Today, instead of spending five minutes and $3 picking up a box of sugar cookies from the grocery store, I spent three hours and $15 to make my own. Totally worth it? I think so. Not to say that the homemade kind is any less terrible for you than the store bought kind... in fact, I think you should pretend not to see the ingredients and just remind yourself that indulging is part of the holidays.
Without further ado... how to make adorable, delectable Christmas sugar cookies.
1 cup butter
2 cups sugar
3 tsp vanilla
1 cup sour cream
1 tsp salt
2 tsp baking soda
5 1/2 cups flour
Cream the butter and sugar together in an electric mixer. I like call my mixer "Tanner." He was doing this by hand to begin with, but then remembered his mom gave him an electric mixer a while back, and the prospect of using a power tool to make cookies was too enticing to ignore. Needless to say, things got creamed in quite a hurry after that.
Add eggs and vanilla to sugar/butter mixture. Add sour cream. Combine flour, baking soda and salt in a separate bowl and then add to butter mixture. It will be really sticky at this point and hard to shape, so chilling the dough is essential.
If you have wax paper, divide your dough into four parts and refrigerate. Ideally, you should chill it overnight, but I was impatient and wanted to make cookies, so I only chilled it for an hour.
In the meantime, you can create the frosting for the cookies.
Buttercream frosting ingredients:
1/2 cup butter
4 cups powdered sugar
2 tsp vanilla extract
1/4 cup milk
This actually makes a lot of frosting, so if you're not a frosting person, you might consider cutting back the recipe. We piled it on and still had a lot left over.
In a mixing bowl, cream butter. Beat in sugar and vanilla until crumbly. Gradually add milk until you get the desired consistency. A good power mixer helps make it smooth and fluffy.
Tanner and I divided the frosting into two bowls and added in red and green food coloring to make it more Christmassy. Unfortunately, instead of a nice forest green and burgundy, we ended up with mint and pink.
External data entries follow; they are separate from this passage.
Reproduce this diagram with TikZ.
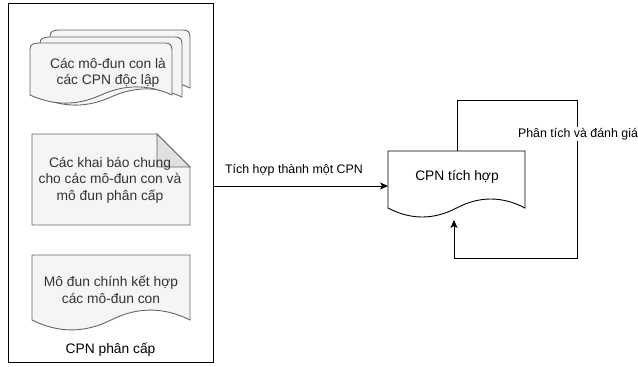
\documentclass[tikz,border=0pt]{standalone}
\usepackage{fontspec}
\setmainfont{Liberation Sans}
\usetikzlibrary{arrows.meta,calc}

\definecolor{sheetfill}{HTML}{F5F5F5}
\definecolor{sheetline}{HTML}{666666}
\definecolor{foldfill}{HTML}{E0E0E0}
\definecolor{txtgray}{HTML}{333333}

% Document outline with a wavy bottom edge: #2,#3 top-left, #4 width, #5 height, #6 wave depth
\newcommand{\wavedoc}[6][]{%
  \draw[#1] ({#2},{#3+#5-#6/2}) -- ({#2},{#3}) -- ({#2+#4},{#3}) -- ({#2+#4},{#3+#5-#6/2})
    .. controls ({#2+5*#4/6},{#3+#5-1.1*#6}) and ({#2+2*#4/3},{#3+#5-1.1*#6}) .. ({#2+#4/2},{#3+#5-#6/2})
    .. controls ({#2+#4/3},{#3+#5+0.1*#6}) and ({#2+#4/6},{#3+#5+0.1*#6}) .. cycle;}

% Same outline with softly rounded top corners (stacked pages)
\newcommand{\pagedoc}[6][]{%
  \draw[#1] ({#2},{#3+#5-#6/2}) -- ({#2},{#3+6})
    .. controls ({#2},{#3+2}) and ({#2+3},{#3}) .. ({#2+9},{#3}) -- ({#2+#4-7},{#3})
    .. controls ({#2+#4-2},{#3}) and ({#2+#4},{#3+2}) .. ({#2+#4},{#3+7}) -- ({#2+#4},{#3+#5-#6/2})
    .. controls ({#2+5*#4/6},{#3+#5-1.1*#6}) and ({#2+2*#4/3},{#3+#5-1.1*#6}) .. ({#2+#4/2},{#3+#5-#6/2})
    .. controls ({#2+#4/3},{#3+#5+0.1*#6}) and ({#2+#4/6},{#3+#5+0.1*#6}) .. cycle;}

\tikzset{
  graysheet/.style={draw=sheetline, fill=sheetfill, line width=0.9pt},
  plainsheet/.style={draw=black, fill=white, line width=0.9pt},
  boxtext/.style={font=\fontsize{13.8}{16.5}\selectfont, text=txtgray, align=center, inner sep=0pt},
  edgetext/.style={font=\fontsize{12.4}{15}\selectfont, text=black, inner sep=1pt},
  link/.style={draw=black, line width=0.9pt, -{Stealth[length=8pt,width=7pt,inset=2pt]}},
}

\begin{document}
\begin{tikzpicture}[x=1pt, y=-1pt, line join=miter]
\useasboundingbox (0,0) rectangle (638,367);

% outer frame of the hierarchical CPN
\node[draw=black, line width=0.9pt, minimum width=205pt, minimum height=359pt, inner sep=0pt]
  (frame) at (110.5,182.5) {};

% stacked pages: independent sub-modules
\pagedoc[graysheet]{50}{30}{140}{67}{18}
\pagedoc[graysheet]{40}{37}{142}{69}{18}
\pagedoc[graysheet]{30}{43}{142}{61}{18}
\node[boxtext] (submods) at (108,73) {Các mô-đun con là\\các CPN độc lập};

% note with folded corner: shared declarations
\draw[graysheet] (32,134) -- (157,134) -- (190,167) -- (190,225) -- (32,225) -- cycle;
\draw[draw=sheetline, fill=foldfill, line width=0.9pt] (157,134) -- (157,167) -- (190,167) -- cycle;
\node[boxtext] (decls) at (110,180) {Các khai báo chung\\cho các mô-đun con và\\mô đun phân cấp};

% main module document
\wavedoc[graysheet]{32}{255}{158}{76}{22}
\node[boxtext] (mainmod) at (111,290) {Mô đun chính kết hợp\\các mô-đun con};

\node[boxtext, text=black] (frametitle) at (110.5,350) {CPN phân cấp};

% integrated CPN document
\wavedoc[plainsheet]{388}{151}{137}{67}{20}
\node[boxtext, text=black] (integ) at (457,177) {CPN tích hợp};
\coordinate (integIn) at (388,186);
\coordinate (integTop) at (457,151);
\coordinate (integBot) at (454,220);
\coordinate (loopA) at (577,100);
\coordinate (loopB) at (577,258);

% flattening step
\draw[link] (frame.east |- integIn) -- (integIn);
\node[edgetext] (flatlbl) at (294,170) {Tích hợp thành một CPN};

% analysis loop
\draw[link] (integTop) |- (loopA) -- (loopB) -| (integBot);
\node[edgetext, fill=white, inner sep=1.5pt] (analysis) at (578,134) {Phân tích và đánh giá};
\end{tikzpicture}
\end{document}
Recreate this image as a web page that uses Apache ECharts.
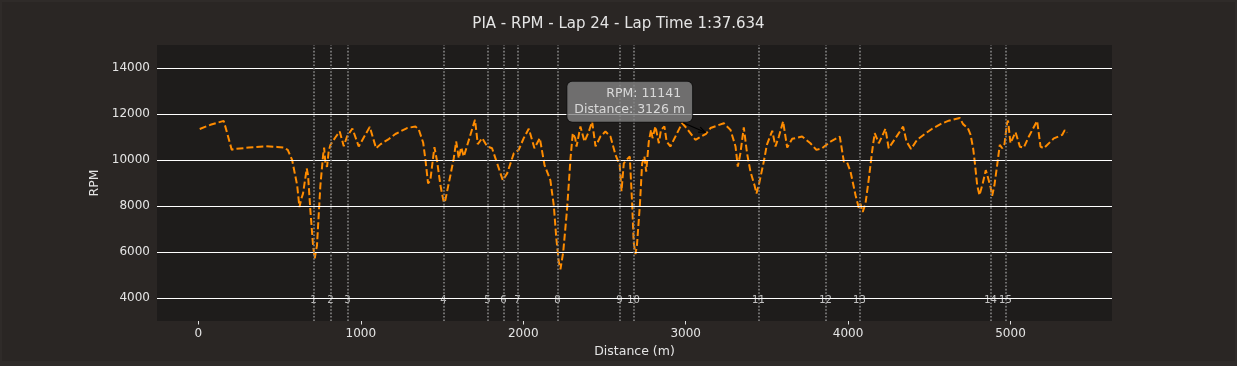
<!DOCTYPE html>
<html>
<head>
<meta charset="utf-8">
<script src="https://cdn.jsdelivr.net/npm/echarts@6/dist/echarts.min.js"></script>
<style>
html,body{margin:0;padding:0;background:#2f2b29;}
#chart{width:1237px;height:366px;}
</style>
</head>
<body>
<div id="chart"></div>
<script>
const titleText = 'PIA - RPM - Lap 24 - Lap Time 1:37.634';
const distance = [8,74,156,168,205,228,310,413,484,525,550,577,608,622,634,644,667,675,690,706,716,730,751,768,774,782,792,802,813,844,870,895,915,948,987,1055,1094,1122,1172,1213,1285,1336,1357,1384,1398,1414,1428,1453,1470,1490,1511,1520,1552,1572,1587,1603,1618,1634,1703,1720,1747,1778,1808,1829,1874,1901,1942,1972,2003,2034,2069,2102,2131,2167,2188,2204,2219,2229,2246,2270,2291,2305,2320,2328,2352,2377,2404,2424,2445,2475,2506,2537,2568,2594,2605,2619,2635,2656,2671,2680,2691,2700,2718,2732,2746,2757,2773,2787,2796,2814,2835,2848,2869,2883,2906,2937,2978,3005,3060,3126,3153,3235,3276,3307,3321,3337,3358,3378,3399,3424,3436,3450,3481,3500,3533,3553,3574,3600,3625,3656,3717,3768,3805,3840,3892,3949,3974,3994,4015,4046,4066,4076,4090,4107,4128,4148,4164,4189,4209,4230,4250,4292,4339,4360,4388,4425,4466,4518,4569,4620,4688,4708,4737,4754,4770,4781,4795,4809,4829,4848,4860,4877,4887,4901,4918,4934,4949,4963,4979,4985,5000,5031,5058,5082,5113,5164,5185,5205,5267,5318,5334,5349];
const rpm = [11350,11530,11700,11730,10450,10480,10540,10600,10570,10540,10440,10000,8900,7950,8320,8540,9630,9340,7740,6280,5720,6280,8900,10220,10540,9850,9700,10370,10660,10990,11240,10600,11020,11370,10590,11440,10510,10690,10910,11130,11390,11460,11320,10750,10000,8980,9120,10560,9930,8900,8150,8250,9350,10070,10810,10080,10550,10150,11750,10690,10950,10590,10510,10070,9120,9420,10290,10440,10950,11360,10510,10950,9780,9120,8030,6570,5550,5250,5990,7880,10070,11170,10950,10580,11460,10800,11240,11680,10590,11020,11240,11020,10220,9780,8640,9850,10000,10150,8030,6420,5910,6280,8030,9850,10150,9490,10800,11310,10950,11460,10730,11310,11460,10800,10590,11020,11600,11390,10880,11141,11390,11600,11310,10590,9710,10290,11420,10290,9490,8900,8540,8900,9930,10660,11270,10590,11020,11680,10540,10920,11020,10730,10440,10510,10800,11020,9930,9900,9490,8470,7910,8100,7740,8100,9200,10370,11170,10730,11020,11360,10510,10950,11450,10800,10480,10880,11100,11360,11560,11710,11830,11560,11390,11100,10510,9850,8900,8470,8980,9560,9270,8830,8440,8900,9780,10660,10510,10690,11610,11710,10730,11210,10580,10540,11020,11700,10580,10510,10940,11090,11300,11190];
const xTicks = [0,1000,2000,3000,4000,5000];
const yTicks = [4000,6000,8000,10000,12000,14000];
const cornerDist = [708,813,917,1509,1780,1878,1964,2211,2592,2679,3448,3861,4070,4877,4969];
const cornerNames = ['1','2','3','4','5','6','7','8','9','10','11','12','13','14','15'];
const cornerLabelRpm = 4000;
const annotDist = 3126;
const annotRpm = 11141;

const FONT = 'DejaVu Sans';
const TXT = '#e4e4e4';

const chart = echarts.init(document.getElementById('chart'), null, {renderer:'canvas'});
const bgRect = {type: 'rect', z: -10, silent: true, shape: {x: 2, y: 2, width: 1233, height: 359}, style: {fill: '#2a2624'}};
const option = {
  backgroundColor: '#2f2b29',
  animation: false,
  title: {
    text: titleText, left: 'center', top: 12,
    textStyle: {color: TXT, fontFamily: FONT, fontSize: 15, fontWeight: 'normal'}
  },
  grid: {left: 157, right: 125, top: 45, bottom: 45, show: true, backgroundColor: '#1e1c1b', borderWidth: 0},
  xAxis: {
    type: 'value', min: -255, max: 5625,
    name: 'Distance (m)', nameLocation: 'middle', nameGap: 18,
    nameTextStyle: {color: TXT, fontFamily: FONT, fontSize: 12.5},
    axisLine: {show: false},
    axisTick: {show: true, length: 3.5, customValues: xTicks, lineStyle: {color: '#dddddd', width: 1}},
    axisLabel: {customValues: xTicks, formatter: v => String(v), color: TXT, fontFamily: FONT, fontSize: 12, margin: 7},
    splitLine: {show: false}
  },
  yAxis: {
    type: 'value', min: 3000, max: 15000,
    name: 'RPM', nameLocation: 'middle', nameGap: 46,
    nameTextStyle: {color: TXT, fontFamily: FONT, fontSize: 12.5},
    axisLine: {show: false},
    axisTick: {show: true, length: 3.5, customValues: yTicks, lineStyle: {color: '#dddddd', width: 1}},
    axisLabel: {customValues: yTicks, formatter: v => String(v), color: TXT, fontFamily: FONT, fontSize: 12, margin: 7},
    splitLine: {show: false}
  },
  graphic: [bgRect],
  series: [
    {
      type: 'line', data: [], z: 1, silent: true,
      markLine: {
        silent: true, symbol: ['none','none'], animation: false,
        label: {show: false},
        lineStyle: {color: '#ffffff', width: 1.2, type: 'solid'},
        data: yTicks.map(v => ({yAxis: v}))
      }
    },
    {
      type: 'line', data: [], z: 2, silent: true,
      markLine: {
        silent: true, symbol: ['none','none'], animation: false,
        label: {show: false},
        lineStyle: {color: '#858585', width: 1.6, type: [1.6, 1.8]},
        data: cornerDist.map(d => ({xAxis: d}))
      }
    },
    {
      type: 'scatter', z: 3, silent: true, symbolSize: 0,
      data: cornerDist.map((d, i) => [d, cornerLabelRpm, cornerNames[i]]),
      label: {
        show: true, position: 'inside', offset: [0, 2.5],
        formatter: p => p.data[2],
        color: '#eeeeee', fontFamily: FONT, fontSize: 10
      }
    },
    {
      type: 'line', z: 4, silent: true,
      data: distance.map((d, i) => [d, rpm[i]]),
      showSymbol: false, symbol: 'none',
      lineStyle: {color: '#ff8c00', width: 2, type: [7, 3]}
    },
    {
      type: 'scatter', z: 6, silent: true, symbolSize: 0,
      data: [[annotDist, annotRpm]],
      label: {
        show: true, position: [-14, -32], align: 'right', verticalAlign: 'middle',
        formatter: 'RPM: ' + annotRpm + ' \nDistance: ' + annotDist + ' m',
        color: '#f2f2f2', fontFamily: FONT, fontSize: 12.5, lineHeight: 15.5,
        backgroundColor: '#838383', borderColor: '#111111', borderWidth: 1, borderRadius: 5,
        padding: [5, 7, 4, 7]
      }
    }
  ]
};
chart.setOption(option);

const pt = chart.convertToPixel({gridIndex: 0}, [annotDist, annotRpm]);
const tip = [pt[0] - 1, pt[1] - 1.5];
const start = [pt[0] - 23, pt[1] - 11];
const ang = Math.atan2(tip[1] - start[1], tip[0] - start[0]);
const hl = 7, ha = 0.4;
chart.setOption({
  graphic: [
    bgRect,
    {type: 'line', z: 100, silent: true, shape: {x1: start[0], y1: start[1], x2: tip[0], y2: tip[1]}, style: {stroke: '#000', lineWidth: 1.2}},
    {type: 'polyline', z: 100, silent: true, shape: {points: [
      [tip[0] - hl * Math.cos(ang - ha), tip[1] - hl * Math.sin(ang - ha)], tip,
      [tip[0] - hl * Math.cos(ang + ha), tip[1] - hl * Math.sin(ang + ha)]
    ]}, style: {stroke: '#000', lineWidth: 1.2, fill: null}}
  ]
});
</script>
</body>
</html>
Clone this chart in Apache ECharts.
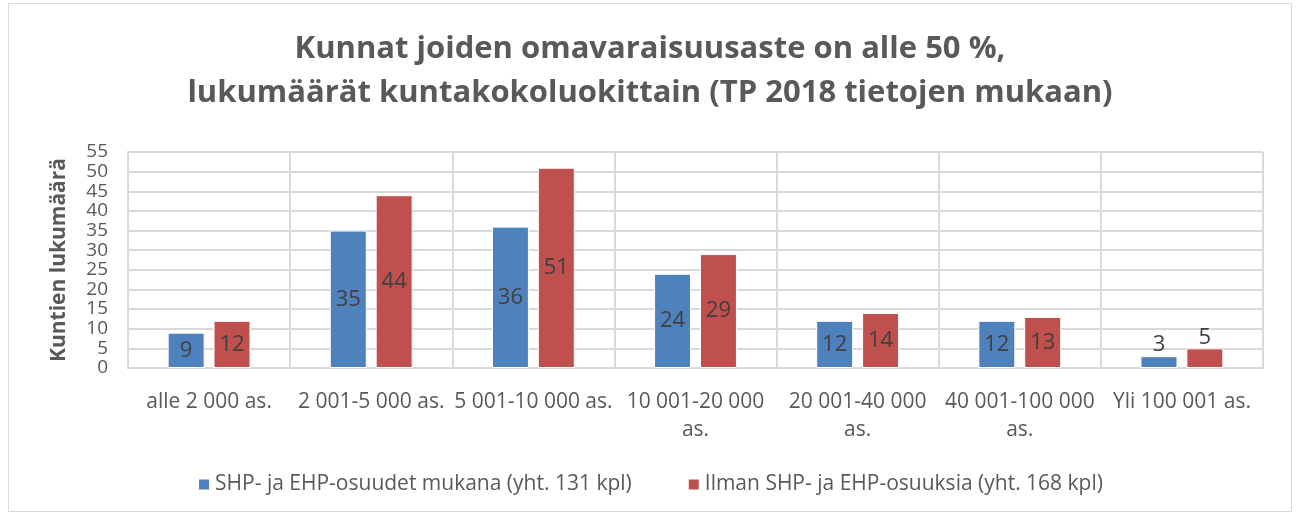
<!DOCTYPE html>
<html><head><meta charset="utf-8">
<script src="https://cdn.jsdelivr.net/npm/echarts@6/dist/echarts.min.js"></script>
<style>html,body{margin:0;padding:0;background:#fff}#c{width:1300px;height:517px}</style>
</head><body><div id="c"></div>
<script>
const categories = ["alle 2 000 as.", "2 001-5 000 as.", "5 001-10 000 as.", "10 001-20 000 as.", "20 001-40 000 as.", "40 001-100 000 as.", "Yli 100 001 as."];
const seriesNames = ["SHP- ja EHP-osuudet mukana (yht. 131 kpl)", "Ilman SHP- ja EHP-osuuksia (yht. 168 kpl)"];
const withShares = [9, 35, 36, 24, 12, 12, 3];
const withoutShares = [12, 44, 51, 29, 14, 13, 5];
const yTicks = {min: 0, max: 55, interval: 5};

const font = "'Open Sans', sans-serif";
function mk(vals) {
  return vals.map(v => v < 8 ? {value: v, label: {position: 'top', distance: 0}} : v);
}
const chart = echarts.init(document.getElementById('c'));
chart.setOption({
  animation: false,
  title: {
    text: "Kunnat joiden omavaraisuusaste on alle 50 %,\nlukumäärät kuntakokoluokittain (TP 2018 tietojen mukaan)",
    left: 'center', top: 22,
    textStyle: {fontFamily: font, fontSize: 31, fontWeight: 'bold', color: '#595959', lineHeight: 44}
  },
  graphic: [{type: 'rect', shape: {x: 8.5, y: 3.5, width: 1283, height: 508}, style: {fill: 'none', stroke: '#d9d9d9', lineWidth: 1}, silent: true}],
  legend: {
    bottom: 17, left: 'center', itemGap: 55, itemWidth: 12, itemHeight: 12, icon: 'rect',
    textStyle: {fontFamily: font, fontSize: 21, color: '#595959'},
    data: seriesNames
  },
  grid: {left: 128, right: 37, top: 152, bottom: 149},
  xAxis: {
    type: 'category', data: categories,
    axisLine: {lineStyle: {color: '#d9d9d9', width: 2}},
    axisTick: {show: false},
    splitLine: {show: true, lineStyle: {color: '#d9d9d9', width: 2}},
    axisLabel: {fontFamily: font, fontSize: 21, color: '#595959', margin: 20, lineHeight: 28, interval: 0,
      formatter: s => s.length > 16 ? s.replace(/ as\.$/, '\nas.') : s}
  },
  yAxis: {
    type: 'value', min: yTicks.min, max: yTicks.max, interval: yTicks.interval,
    name: 'Kuntien lukumäärä', nameLocation: 'middle', nameGap: 58, nameRotate: 90,
    nameTextStyle: {fontFamily: font, fontSize: 21, fontWeight: 'bold', color: '#595959'},
    axisLine: {show: true, lineStyle: {color: '#d9d9d9', width: 2}},
    axisTick: {show: false},
    splitLine: {lineStyle: {color: '#d9d9d9', width: 2}},
    axisLabel: {fontFamily: font, fontSize: 19, color: '#595959', margin: 20, lineHeight: 19}
  },
  series: [
    {name: seriesNames[0], type: 'bar', data: mk(withShares), barWidth: 37, barGap: '24%',
     itemStyle: {color: '#4F81BD', borderColor: '#fff', borderWidth: 1},
     label: {show: true, position: 'inside', fontFamily: font, fontSize: 22, color: '#404040'}},
    {name: seriesNames[1], type: 'bar', data: mk(withoutShares), barWidth: 37,
     itemStyle: {color: '#C0504D', borderColor: '#fff', borderWidth: 1},
     label: {show: true, position: 'inside', fontFamily: font, fontSize: 22, color: '#404040'}}
  ]
});
</script></body></html>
Perhaps we should have made these for Easter, instead...
When the dough has chilled, roll it out on a floured surface (flour is important... even after chilling it will still be sticky) about 1/8" - 1/4" thick, depending on how big and soft you want your cookies. Use cookie cutters to make shapes, or, if you're like me and do not own cookie cutters, cut them by hand. Here's a tip: don't get fancy. Cutting out Christmas trees by hand was about the fanciest thing I could do without it looking like a big blob.
(P.S.- check out those awesome snowflakes on the window behind Tanner!)
Put the cookies on a greased pan and bake 5-7 minutes at 375 degrees. It's important to keep an eye on them -- my oven is hot so I only baked them five minutes. They won't look cooked, but if you cook them much longer, the edges will go brown, the bottoms will be burnt, and you'll have a very crispy cookie. Five minutes was just enough for the bottoms to be brown and the tops to still be white.
Let cool before you put frosting on them. Tanner and I got overzealous and iced them right away, and it melted all over everything. Both messy and delicious. Do yourself a favor and wait until they're completely cool. Add sprinkles to make the cookies look more like decorated Christmas trees!
Depending on the thickness of your cookies, this recipe yields about 30-50. I actually was able to make 55 cookies, but mine were fairly small, only 2" tall. This will be the brunt of your work, though, is spending hours rolling out dough, cutting dough, and cooking/ icing cookies. It helps if you eat a bunch in the process. :) Enjoy!
I'm glad there's a holiday party at my work this week, because there's no way I can keep 50 cookies in the household without eating them all and gaining 20 pounds in the process.